Derbyshire 44 for 5 (Barker 3-21) trail Warwickshire 391 for 9 dec (Woakes 152*, Chambers 58, Groenewald 4-92) by 347 runs
The corpse is still twitching but realistically Derbyshire's Division One life is over for the moment. They needed to win this match, which is not going to happen; they also need to do so, as things stand, with more batting points than Somerset, a similarly unlikely scenario. They will be lucky if they manage one, in which case everything else will be academic.
Karl Krikken, their head coach, spoke as positively as he could in the circumstances, vowing to fight on. But he is as aware as anyone that for an inexperienced squad beaten seven times in their first 10 matches a full recovery was always a tall order. To go into the last round of games not already doomed was some kind of achievement.
"In these last six games we have played some good cricket," he said. "In the first half of the season we did not know where a win was coming from but since then we have picked up three wins, which I felt might be enough. If we do go down, Nottinghamshire will stay up with not as many wins as us, and we'll have the same as Somerset.

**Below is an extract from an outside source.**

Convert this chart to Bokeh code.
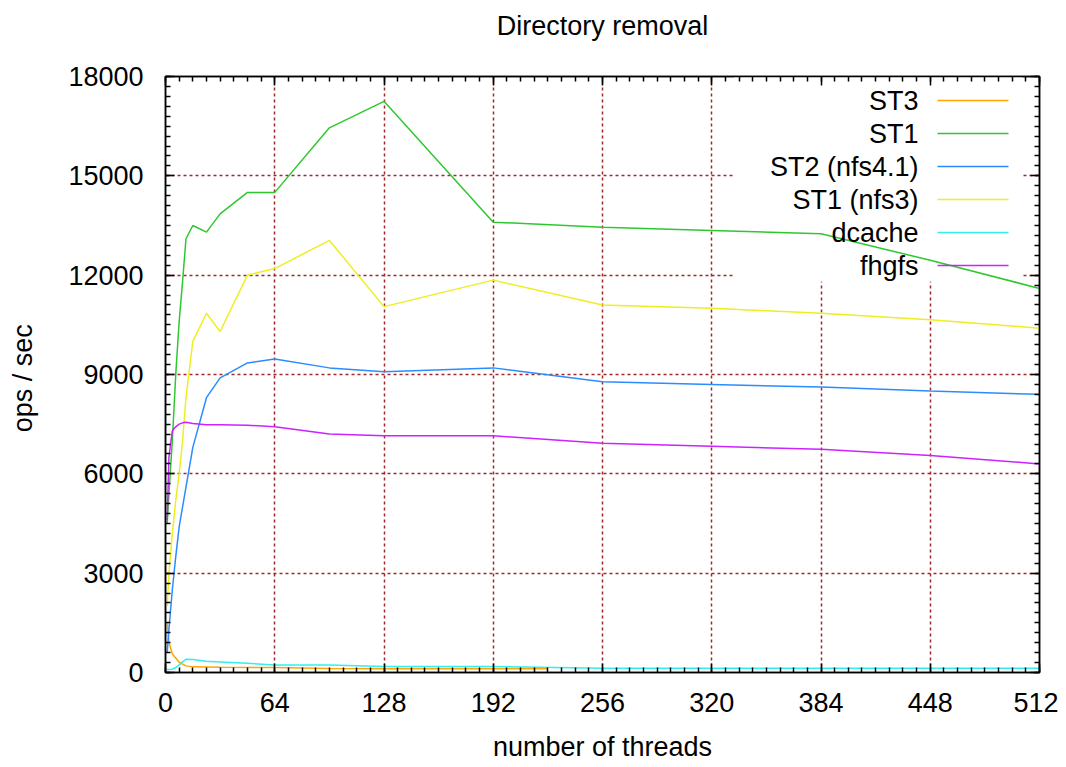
import numpy as np
from bokeh.plotting import figure
from bokeh.models import Range1d, FixedTicker, LinearAxis, Label, Arrow, BoxAnnotation
from bokeh.embed import file_html
from bokeh.resources import INLINE

# ---------------- data ----------------
threads = [1, 2, 4, 6, 8, 10, 12, 16, 24, 32, 48, 64, 96, 128, 192, 256, 320, 384, 448, 512]
st1 = [4500, 5400, 7000, 9000, 10600, 11800, 13100, 13500, 13300, 13850, 14500, 14500,
       16450, 17250, 13600, 13450, 13350, 13250, 12450, 11600]
st1_nfs3 = [2000, 3000, 4200, 5200, 6000, 7000, 8300, 10000, 10850, 10300, 12000, 12200,
            13050, 11050, 11850, 11100, 11000, 10850, 10650, 10400]
st2_nfs41 = [600, 1300, 2500, 3500, 4400, 5000, 5600, 6800, 8300, 8900, 9350, 9470,
             9200, 9080, 9200, 8780, 8700, 8620, 8500, 8400]
dcache = [80, 90, 100, 150, 230, 320, 400, 390, 340, 320, 280, 230,
          230, 180, 180, 130, 130, 130, 130, 130]
fhgfs = [4600, 6500, 7300, 7420, 7500, 7540, 7560, 7520, 7480, 7480, 7470, 7420,
         7200, 7150, 7150, 6920, 6830, 6740, 6550, 6300]
st3_threads = [1, 2, 4, 8, 12, 16, 32, 64, 96, 128, 192, 224]
st3 = [1500, 920, 560, 310, 200, 170, 160, 150, 120, 110, 110, 110]

x_ticks = [0, 64, 128, 192, 256, 320, 384, 448, 512]
y_ticks = [0, 3000, 6000, 9000, 12000, 15000, 18000]

title_text = "Directory removal"
series_names = ["ST3", "ST1", "ST2 (nfs4.1)", "ST1 (nfs3)", "dcache", "fhgfs"]
series_x = [st3_threads, threads, threads, threads, threads, threads]
series_y = [st3, st1, st2_nfs41, st1_nfs3, dcache, fhgfs]
series_colors = ["#ffa500", "#2ec82e", "#2b8cff", "#eeee22", "#33eeee", "#cc22ff"]

# ---------------- figure ----------------
FONT = "Liberation Sans"
FS = "27px"
FRAME_H = 596

p = figure(width=1058, height=765,
           x_range=Range1d(0, 512), y_range=Range1d(0, 18000),
           output_backend="svg", toolbar_location=None,
           min_border_left=165, min_border_right=19,
           min_border_top=76, min_border_bottom=93)

p.background_fill_color = "white"
p.border_fill_color = "white"
p.outline_line_color = "black"
p.outline_line_width = 1.5

x_minor = list(np.arange(0, 513, 8))
y_minor = list(np.arange(0, 18001, 300))
xt = FixedTicker(ticks=x_ticks, minor_ticks=x_minor)
yt = FixedTicker(ticks=y_ticks, minor_ticks=y_minor)

def style_axis(ax):
    ax.axis_line_color = "black"
    ax.axis_line_width = 1.5
    ax.major_tick_in = 9
    ax.major_tick_out = 0
    ax.minor_tick_in = 5
    ax.minor_tick_out = 0
    ax.major_tick_line_color = "black"
    ax.minor_tick_line_color = "black"
    ax.major_tick_line_width = 1.5
    ax.minor_tick_line_width = 1.5
    ax.major_label_text_font = FONT
    ax.major_label_text_font_size = FS
    ax.major_label_text_color = "black"
    ax.axis_label_text_font = FONT
    ax.axis_label_text_font_size = FS
    ax.axis_label_text_font_style = "normal"
    ax.axis_label_text_color = "black"

p.xaxis.ticker = xt
p.yaxis.ticker = yt
style_axis(p.xaxis[0])
style_axis(p.yaxis[0])
p.xaxis.axis_label = "number of threads"
p.yaxis.axis_label = "ops  / sec"
p.xaxis.major_label_standoff = 20
p.yaxis.major_label_standoff = 22
p.xaxis.axis_label_standoff = 17
p.yaxis.axis_label_standoff = 27

# mirrored tick marks on top and right; the top one carries the chart title
top_ax = LinearAxis(ticker=FixedTicker(ticks=x_ticks, minor_ticks=x_minor),
                    major_label_overrides={t: "" for t in x_ticks})
right_ax = LinearAxis(ticker=FixedTicker(ticks=y_ticks, minor_ticks=y_minor),
                      major_label_overrides={t: "" for t in y_ticks})
for ax in (top_ax, right_ax):
    style_axis(ax)
    ax.major_label_standoff = 0
top_ax.axis_label = title_text
top_ax.axis_label_standoff = 36
p.add_layout(top_ax, "above")
p.add_layout(right_ax, "right")

# grid
p.xgrid.ticker = FixedTicker(ticks=x_ticks[1:-1])
p.ygrid.ticker = FixedTicker(ticks=y_ticks[1:-1])
for g in (p.xgrid[0], p.ygrid[0]):
    g.grid_line_color = "#a0282a"
    g.grid_line_width = 1.5
    g.grid_line_dash = "3 3"

# legend background hides the grid only (as in gnuplot)
p.add_layout(BoxAnnotation(left=333, right=502, bottom=11800, top=18000,
                           fill_color="white", fill_alpha=1.0, line_color=None,
                           level="underlay"))

# data lines
for xs, ys, c in zip(series_x, series_y, series_colors):
    p.line(xs, ys, line_color=c, line_width=1.5)

# gnuplot-style legend: text right-aligned, sample line to its right
row_top = FRAME_H - 24
row_step = 33
for i, (name, c) in enumerate(zip(series_names, series_colors)):
    yy = row_top - i * row_step
    p.add_layout(Label(x=753, y=yy, x_units="screen", y_units="screen", text=name,
                       text_align="right", text_baseline="middle",
                       text_font=FONT, text_font_size=FS, text_color="black"))
    p.add_layout(Arrow(end=None, x_start=772, y_start=yy, x_end=843, y_end=yy,
                       start_units="screen", end_units="screen",
                       line_color=c, line_width=1.5))

open("out.html", "w").write(file_html(p, INLINE))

"You look back, and if we had held our catches in the Surrey game, which we more or less threw away, we would have gone into this game in front, or at least level. But you have to take those chances.
"We had chances in this game but we let them off the hook when they were 120 for 6 and we let them off the hook again by allowing the ninth wicket pair to add so many.
"Warwickshire have bowled really well on a wicket that is helpful but there is still hope while the little maestro is still there and we will turn up tomorrow and fight, as Derbyshire sides always do."
Yet in truth it will take something exceptional, with some exceptional support, from Shivnarine Chanderpaul, the little maestro in question, to haul Derbyshire anywhere near contention from 44 for 5. Warwickshire may have given up the title but have their eyes on third place in the table after a late-season recovery.
With Keith Barker and Maurice Chambers exploiting a swing-friendly humid afternoon to maximum effect, Derbyshire were in trouble after an over from each as they sought to build a reply to Warwickshire's 391 for 9.
They lost Ben Slater to Barker's third ball and Wayne Madsen, the captain from whom a substantial score was vital, to Chambers's fifth, which forced him back and had him caught at first slip. Barker struck again in his third over as Paul Borrington edged to gully and Chambers in his fourth, when Rikki Clarke's catch at second slip saw off Richard Johnson. The umpires signalled tea at that point, with Derbyshire 14 for 4.
Chanderpaul has 24 but Alex Hughes had gone too by the time bad light forced an early close, a third victim for Barker, the left-armer, whose absence from any of England's winter squads is almost as baffling as that of his colleague Chris Woakes. Barker, from only 11 matches, has 43 Championship wickets at 23.30.
Woakes supplied more reason to question the selectors' judgment by turning his overnight century into a career-best 152 not out, demonstrating his ability to defend for long periods in difficult conditions as well as the shot-making quality that has identified him as a batsman of high talent, regardless of what he can do with the ball.
Yet he could not have done it without some unlikely help in a partnership of 166 that set a ground record for the ninth wicket in first-class matches. Maurice Chambers, with a career average under six, whose 30 for Essex against Leicestershire in 2011 was his highest score in 49 first-class matches until this one, stayed with him for almost three-and-a-half hours after a start delayed until after lunch, in doing so reaching 58 before he attempted to boss the left-arm spinner David Wainwright and was stumped.
"Duncan Fletcher told me when he was England coach that I would never get in one of his teams if I couldn't bat and I've worked really hard on my batting in the last couple of years," Chambers said. "Some people may say it is only a 50, but for me it is everything I've been working towards. I think I can hold a bat, I don't see myself as a genuine tailender and I want to show that."
Chambers, currently on loan with Warwickshire but surplus to requirements with Essex, where he had slipped out of favour, must be tempting Warwickshire to offer him a longer deal after taking 12 wickets so far. He would not comment on what stage preliminary discussions had reached but said he would welcome the chance to stay at Edgbaston.
"I'm not 100 percent sure where I will be next year but there are a few counties interested," he said. "I'm very confident I will get a contract somewhere next year and if it were Warwickshire, why not?"